Jón Kalman Stefánsson / I pesci non hanno gambe
«L’istruzione, sì, i vecchi amici a Reykjavík erano già a metà delle superiori, ma che ce ne facevamo noi dell’istruzione, se non sapevamo nemmeno che scopo avesse la vita, come avremmo potuto giovare al mondo, per quale motivo alcune persone a noi care erano morte se noi continuavamo a vivere senza avere nessun fuoco nel petto, uno scopo ben definito, ma semplicemente perché non eravamo morti? Non dovevamo essere nati in questo mondo guastato, violento e bello per cercare di migliorarlo come potevamo? A noi sembrava di sì, in qualche modo, anche se non lo capivamo appieno, e perciò avevamo vissuto in una specie di esitazione, nell’attimo prima del salto».
Dopo una vita coniugale perfetta e una discreta carriera come poeta, Ari molla tutto e decide di tornare a Keflavík, in Islanda.
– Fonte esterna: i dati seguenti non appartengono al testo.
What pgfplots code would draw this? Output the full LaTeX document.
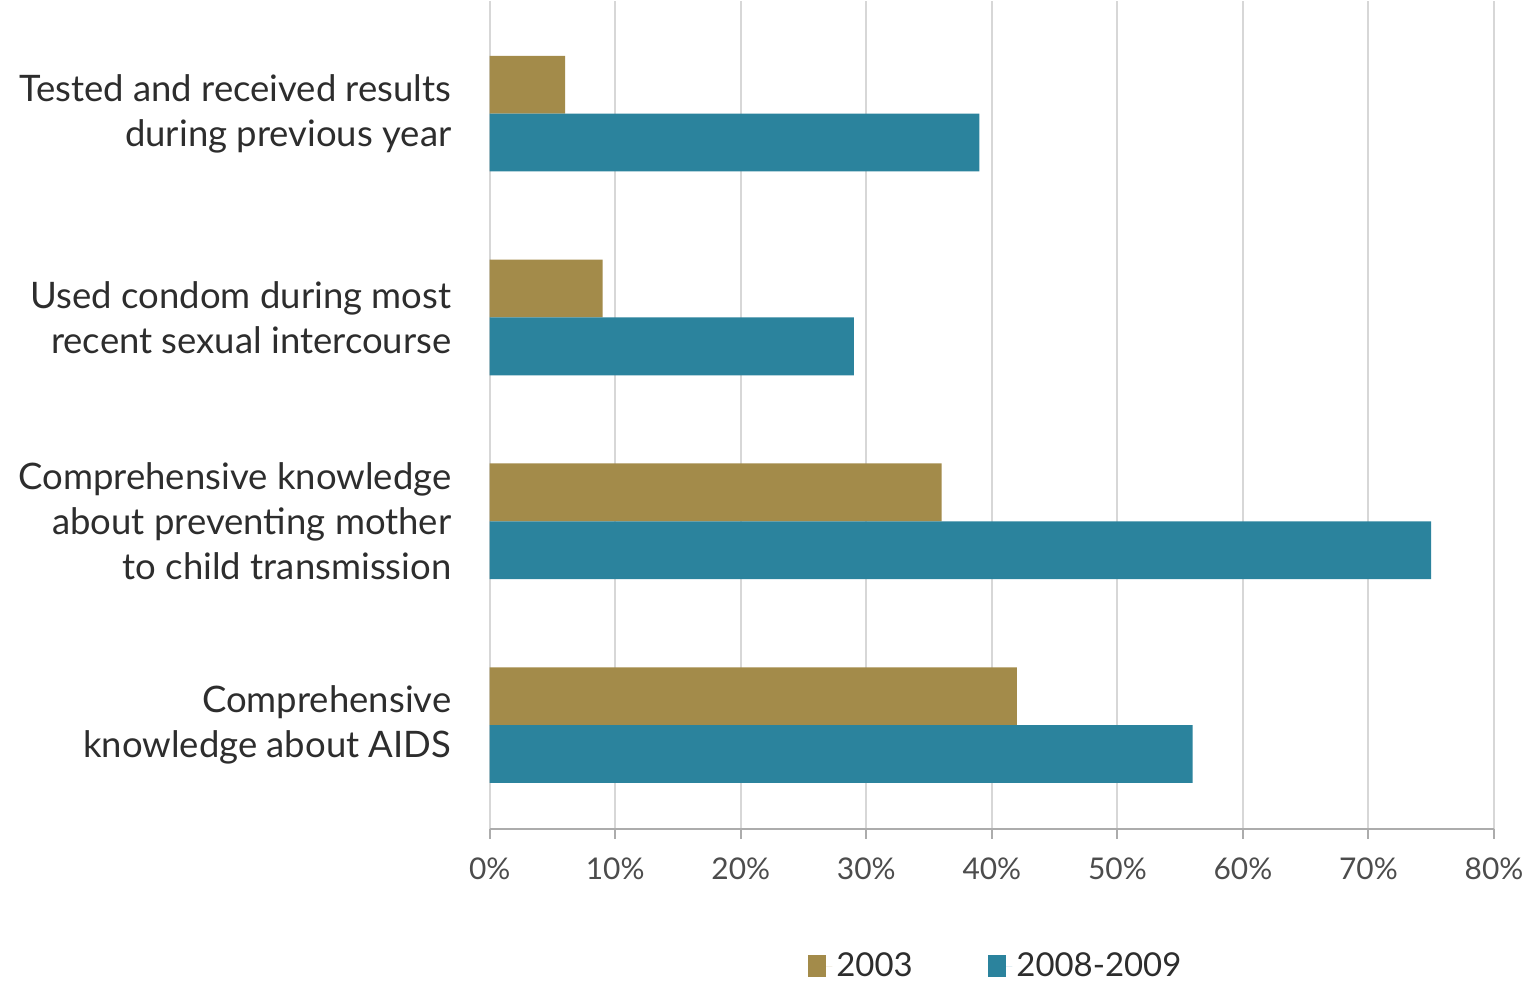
\documentclass[border=0pt]{standalone}
\usepackage{fontspec}
\setmainfont{Lato}
\usepackage{pgfplots}
\pgfplotsset{compat=1.18}
\definecolor{gold}{RGB}{163,139,74}
\definecolor{teal2}{RGB}{43,131,157}
\definecolor{gridgray}{RGB}{215,215,215}
\definecolor{txt}{RGB}{45,45,45}
\begin{document}
\begin{tikzpicture}
\begin{axis}[
  scale only axis, width=503.5pt, height=415pt,
  xbar, bar width=0.2836,
  xmin=0, xmax=80, ymin=-0.5086, ymax=3.5526,
  xtick={0,10,...,80},
  xticklabel={\pgfmathprintnumber{\tick}\%},
  /pgf/number format/assume math mode=true,
  ytick={0,1,2,3},
  yticklabels={{Comprehensive\\knowledge about AIDS},{Comprehensive knowledge\\about preventing mother\\to child transmission},{Used condom during most\\recent sexual intercourse},{Tested and received results\\during previous year}},
  yticklabel style={align=right, font=\fontsize{18.3}{22.5}\selectfont, text=txt, inner sep=0pt, xshift=-14pt},
  xticklabel style={font=\fontsize{15}{18}\selectfont, text=txt!85, yshift=-6pt},
  axis x line*=bottom, axis y line*=left,
  y axis line style={draw=none},
  x axis line style={gridgray!80!black, line width=1pt, -},
  ytick style={draw=none},
  xtick style={gridgray!80!black, line width=1pt},
  tick align=outside, major tick length=5pt,
  xmajorgrids, grid style={gridgray, line width=1pt},
  clip=false,
  legend style={at={(0.505,0)}, anchor=center, yshift=-69pt, draw=none, fill=none,
    legend columns=2, font=\fontsize{16.5}{19}\selectfont, text=txt,
    /tikz/every even column/.append style={column sep=36pt}},
  legend image code/.code={\fill[#1] (0pt,-5.5pt) rectangle (9pt,5.5pt); \path (0pt,0pt) -- (12pt,0pt);},
]
\addplot[fill=gold, draw=none, bar shift=0.1418] coordinates {(42,0) (36,1) (9,2) (6,3)};
\addplot[fill=teal2, draw=none, bar shift=-0.1418] coordinates {(56,0) (75,1) (29,2) (39,3)};
\legend{2003, 2008-2009}
\end{axis}
\path ([xshift=-245.5pt,yshift=-76.5pt]current axis.south west) rectangle ([xshift=16pt]current axis.north east);
\end{tikzpicture}
\end{document}
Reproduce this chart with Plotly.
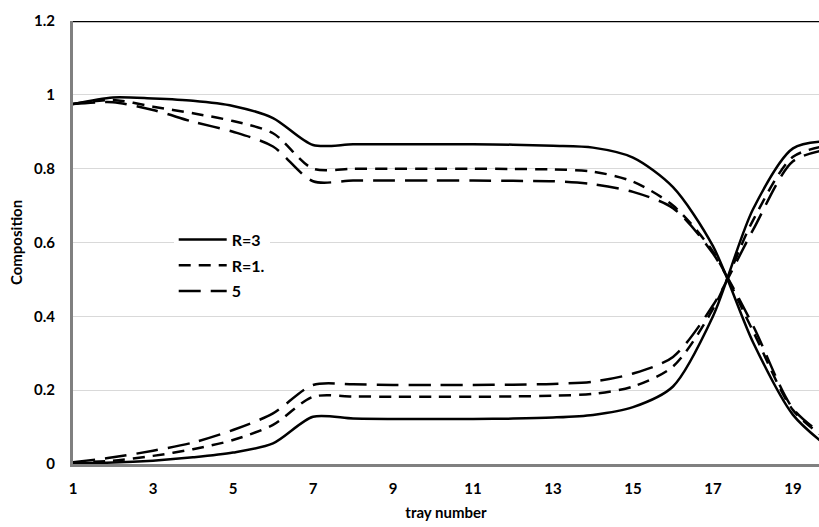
import plotly.graph_objects as go

trays = list(range(1, 21))

# upper (top-product) composition profiles
r3_top = [0.975, 0.993, 0.990, 0.984, 0.970, 0.937, 0.864, 0.866, 0.866, 0.866,
          0.866, 0.865, 0.862, 0.857, 0.830, 0.750, 0.590, 0.330, 0.133, 0.035]
r15_top = [0.975, 0.986, 0.968, 0.950, 0.929, 0.896, 0.800, 0.800, 0.800, 0.800,
           0.800, 0.799, 0.798, 0.792, 0.765, 0.700, 0.575, 0.360, 0.146, 0.055]
r5_top = [0.975, 0.980, 0.959, 0.927, 0.900, 0.860, 0.766, 0.768, 0.768, 0.768,
          0.768, 0.767, 0.766, 0.758, 0.737, 0.693, 0.570, 0.375, 0.150, 0.060]

# lower composition profiles
r3_bot = [0.003, 0.004, 0.009, 0.018, 0.031, 0.056, 0.128, 0.123, 0.122, 0.122,
          0.122, 0.123, 0.126, 0.133, 0.154, 0.210, 0.400, 0.690, 0.855, 0.875]
r15_bot = [0.004, 0.009, 0.022, 0.040, 0.065, 0.106, 0.182, 0.183, 0.182, 0.182,
           0.182, 0.183, 0.185, 0.190, 0.210, 0.264, 0.420, 0.660, 0.832, 0.865]
r5_bot = [0.005, 0.018, 0.036, 0.058, 0.092, 0.137, 0.214, 0.216, 0.214, 0.214,
          0.214, 0.215, 0.217, 0.223, 0.245, 0.290, 0.430, 0.634, 0.820, 0.855]

names = ["R=3", "R=1.", "5"]
x_ticks = [1, 3, 5, 7, 9, 11, 13, 15, 17, 19]
y_ticks = [0, 0.2, 0.4, 0.6, 0.8, 1.0, 1.2]
y_tick_text = ["0", "0.2", "0.4", "0.6", "0.8", "1", "1.2"]

FONT = "Lato"
dashes = ["solid", "12px,8px", "22px,10px"]
tops = [r3_top, r15_top, r5_top]
bots = [r3_bot, r15_bot, r5_bot]

fig = go.Figure()
for i in range(3):
    fig.add_trace(go.Scatter(
        x=trays, y=tops[i], mode="lines", name=names[i], legendgroup=names[i],
        line=dict(color="black", width=2.5, dash=dashes[i], shape="spline", smoothing=0.8),
    ))
    fig.add_trace(go.Scatter(
        x=trays, y=bots[i], mode="lines", name=names[i], legendgroup=names[i],
        showlegend=False,
        line=dict(color="black", width=2.5, dash=dashes[i], shape="spline", smoothing=0.8),
    ))

fig.add_shape(type="line", xref="paper", yref="y", x0=0, x1=1, y0=1.2, y1=1.2,
              line=dict(color="black", width=2.5))

fig.update_layout(
    width=819, height=527,
    margin=dict(l=73, r=0, t=21, b=63),
    paper_bgcolor="white", plot_bgcolor="white",
    font=dict(family=FONT, size=15, color="black"),
    showlegend=True,
    legend=dict(x=0.135, y=0.545, xanchor="left", yanchor="top",
                bgcolor="white", font=dict(family=FONT, size=16, weight=700),
                itemwidth=48, tracegroupgap=2),
    xaxis=dict(range=[1, 19.65], tickvals=x_ticks, showgrid=False,
               showline=True, linecolor="#808080", linewidth=3, zeroline=False,
               ticks="outside", ticklen=9, tickcolor="rgba(0,0,0,0)",
               tickfont=dict(family=FONT, size=15, weight=700),
               title=dict(text="tray number", font=dict(family=FONT, size=15, weight=700),
                          standoff=12)),
    yaxis=dict(range=[0, 1.2], tickvals=y_ticks, ticktext=y_tick_text,
               showgrid=True, gridcolor="#d9d9d9", gridwidth=1,
               showline=True, linecolor="#808080", linewidth=3, zeroline=False,
               ticks="outside", ticklen=12, tickcolor="rgba(0,0,0,0)",
               tickfont=dict(family=FONT, size=15, weight=700),
               title=dict(text="Composition", font=dict(family=FONT, size=15, weight=700),
                          standoff=8)),
)

fig.write_html("out.html")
Ad aspettarlo c’è il vecchio amico d’infanzia (e voce narrante della storia) che ha visto accadere sotto i suoi occhi i miracoli intensi dell’ispirazione e della sua vocazione alla scrittura, ma che è anche e soprattutto stato il compagno con cui superare un’adolescenza povera di speranze.
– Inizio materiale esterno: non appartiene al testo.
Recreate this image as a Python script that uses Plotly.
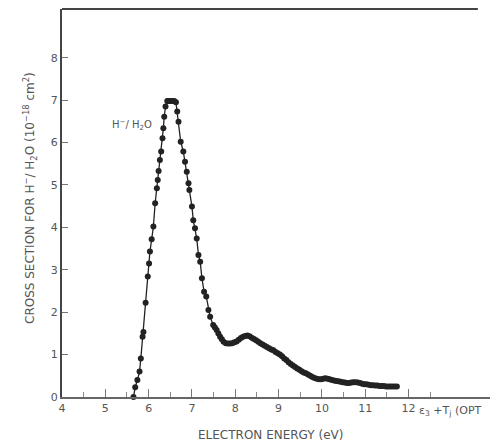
import plotly.graph_objects as go

energy = [5.65, 5.69, 5.74, 5.79, 5.82, 5.86, 5.88, 5.93, 5.98, 6.01,
          6.03, 6.07, 6.11, 6.15, 6.19, 6.21, 6.23, 6.26, 6.29, 6.32,
          6.34, 6.36, 6.39, 6.43, 6.47, 6.51, 6.55, 6.59, 6.63, 6.66,
          6.69, 6.74, 6.80, 6.84, 6.88, 6.92, 6.94, 7.00, 7.03, 7.07,
          7.11, 7.15, 7.19, 7.23, 7.28, 7.33, 7.38, 7.42, 7.49, 7.53,
          7.57, 7.61, 7.65, 7.69, 7.73, 7.78, 7.83, 7.88, 7.93, 7.98,
          8.03, 8.08, 8.13, 8.18, 8.23, 8.28, 8.33, 8.38, 8.43, 8.48,
          8.53, 8.58, 8.63, 8.68, 8.73, 8.78, 8.83, 8.88, 8.93, 8.98,
          9.03, 9.08, 9.13, 9.18, 9.23, 9.28, 9.33, 9.38, 9.43, 9.48,
          9.53, 9.58, 9.63, 9.68, 9.73, 9.78, 9.83, 9.88, 9.93, 9.98,
          10.03, 10.08, 10.13, 10.18, 10.23, 10.28, 10.33, 10.38, 10.43, 10.48,
          10.53, 10.58, 10.63, 10.68, 10.73, 10.78, 10.83, 10.88, 10.93, 10.98,
          11.03, 11.08, 11.13, 11.18, 11.23, 11.28, 11.33, 11.38, 11.43, 11.48,
          11.53, 11.58, 11.63, 11.68, 11.73]

cross_section = [0.00, 0.23, 0.40, 0.60, 0.91, 1.42, 1.53, 2.22, 2.84, 3.15,
                 3.43, 3.72, 4.02, 4.57, 4.92, 5.12, 5.33, 5.59, 5.79, 6.10,
                 6.34, 6.61, 6.85, 6.98, 6.98, 6.98, 6.98, 6.98, 6.95, 6.73,
                 6.49, 6.02, 5.79, 5.55, 5.31, 5.04, 4.88, 4.49, 4.17, 3.98,
                 3.74, 3.35, 3.19, 2.80, 2.48, 2.37, 2.05, 1.89, 1.70, 1.64,
                 1.58, 1.50, 1.42, 1.36, 1.30, 1.27, 1.26, 1.26, 1.27, 1.29,
                 1.31, 1.35, 1.39, 1.42, 1.44, 1.45, 1.43, 1.40, 1.37, 1.34,
                 1.30, 1.27, 1.24, 1.21, 1.18, 1.15, 1.12, 1.10, 1.06, 1.03,
                 1.00, 0.96, 0.91, 0.87, 0.82, 0.78, 0.74, 0.71, 0.67, 0.64,
                 0.61, 0.58, 0.56, 0.53, 0.50, 0.47, 0.45, 0.43, 0.42, 0.42,
                 0.43, 0.44, 0.43, 0.42, 0.40, 0.39, 0.38, 0.37, 0.36, 0.35,
                 0.34, 0.33, 0.33, 0.34, 0.35, 0.35, 0.34, 0.33, 0.31, 0.30,
                 0.30, 0.29, 0.28, 0.28, 0.27, 0.27, 0.26, 0.26, 0.26, 0.25,
                 0.25, 0.25, 0.25, 0.25, 0.25]

x_tick_vals = [4, 5, 6, 7, 8, 9, 10, 11, 12]
x_tick_text = ["4", "5", "6", "7", "8", "9", "10", "11", "12"]
y_tick_vals = [0, 1, 2, 3, 4, 5, 6, 7, 8]
y_tick_text = ["0", "1", "2", "3", "4", "5", "6", "7", "8"]

assert len(energy) == len(cross_section)

ink = "#222222"
gray = "#555555"
font = "DejaVu Sans"

fig = go.Figure()
fig.add_trace(go.Scatter(
    x=energy, y=cross_section, mode="lines+markers",
    line=dict(color=ink, width=1.3),
    marker=dict(color=ink, size=6, symbol="circle"),
    showlegend=False, cliponaxis=False,
))

fig.update_layout(
    width=490, height=442,
    margin=dict(l=62, r=0, t=9, b=45),
    paper_bgcolor="white", plot_bgcolor="white",
    font=dict(family=font, color=gray, size=11),
    xaxis=dict(
        range=[4, 13.88], showgrid=False, zeroline=False,
        showline=True, linecolor="#666666", linewidth=1.5,
        tickmode="array", tickvals=x_tick_vals, ticktext=x_tick_text,
        ticks="inside", ticklen=8, tickwidth=1, tickcolor="#777777",
        minor=dict(tickmode="array", tickvals=[4.5, 5.5, 6.5, 7.5, 8.5, 9.5, 10.5, 11.5, 12.5],
                   ticks="inside", ticklen=5, tickwidth=1, tickcolor="#888888"),
        tickfont=dict(family=font, size=11, color=gray),
    ),
    yaxis=dict(
        range=[0, 9.15], showgrid=False, zeroline=False,
        showline=True, linecolor="#444444", linewidth=2,
        tickmode="array", tickvals=y_tick_vals, ticktext=y_tick_text,
        ticks="inside", ticklen=6, tickwidth=1, tickcolor="#777777",
        tickfont=dict(family=font, size=11, color=gray),
    ),
)

# top frame line
fig.add_shape(type="line", xref="x", yref="paper", x0=4, x1=13.6, y0=1, y1=1,
              line=dict(color="#444444", width=2))

# curve label
fig.add_annotation(x=5.62, y=6.42, xref="x", yref="y",
                   text="H<sup>−</sup>/ H<sub>2</sub>O", showarrow=False,
                   font=dict(family=font, size=10, color=gray))

# extra text after tick 12
fig.add_annotation(x=12.2, y=0, xref="x", yref="y", yshift=-14, xanchor="left",
                   text="ε<sub>3</sub> +T<sub>j</sub> (OPT", showarrow=False,
                   font=dict(family=font, size=11, color=gray))

# axis titles
fig.add_annotation(xref="paper", x=(270 - 62) / 428, yref="paper",
                   y=-(435 - 397) / 388, yanchor="middle", showarrow=False,
                   text="ELECTRON ENERGY (eV)",
                   font=dict(family=font, size=12, color=gray))

fig.add_annotation(xref="paper", yref="paper", x=-(62 - 30) / 428, y=(397 - 198) / 388,
                   text="CROSS SECTION FOR H<sup>−</sup>/ H<sub>2</sub>O (10<sup>−18</sup> cm<sup>2</sup>)",
                   textangle=-90, showarrow=False, xanchor="center", yanchor="middle",
                   font=dict(family=font, size=12, color=gray))

fig.write_html("out.html")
Lì, in quell’angolo oscuro di mondo dove i punti cardinali sono montati al contrario, questi due affascinanti e malinconici personaggi ritrovano un pezzo del loro passato, ma anche le storie piene di magia dei loro antenati, della nonna di Ari, soprattutto, che, dopo un viaggio di otto anni in Canada, è tornata per sposare Oddur, con cui poi ha fatto tanti bambini. Queste storie sanno fondersi con incantevole semplicità, in quel clima nordico così lontano che ci affascina con la sua gelida tenerezza: gli abitanti di questo libro vivono ai margini del mondo, eppure di tanto in tanto hanno la capacità di scrollarsi di dosso tutta quell’apparente calma piatta con un gesto improvviso e appassionato.
La lingua di Jón Kalman Stefánsson è un canto magico e pieno di bellezza, inizialmente difficile da penetrare ma in grado di restituire al lettore che vorrà conoscerla una bella ricompensa, un sentimentalismo quasi fiabesco che sa evitare con talento i pericoli della retorica. I pesci non hanno gambe (Iperborea 2015) è una storia famigliare il cui seguito è già in scrittura, e che alterna un andamento ondulatorio a strappi di disorientante bellezza, in cui emerge una sensibilità nordeuropea sconosciuta e affascinante.
Consigliato agli estimatori della malinconia.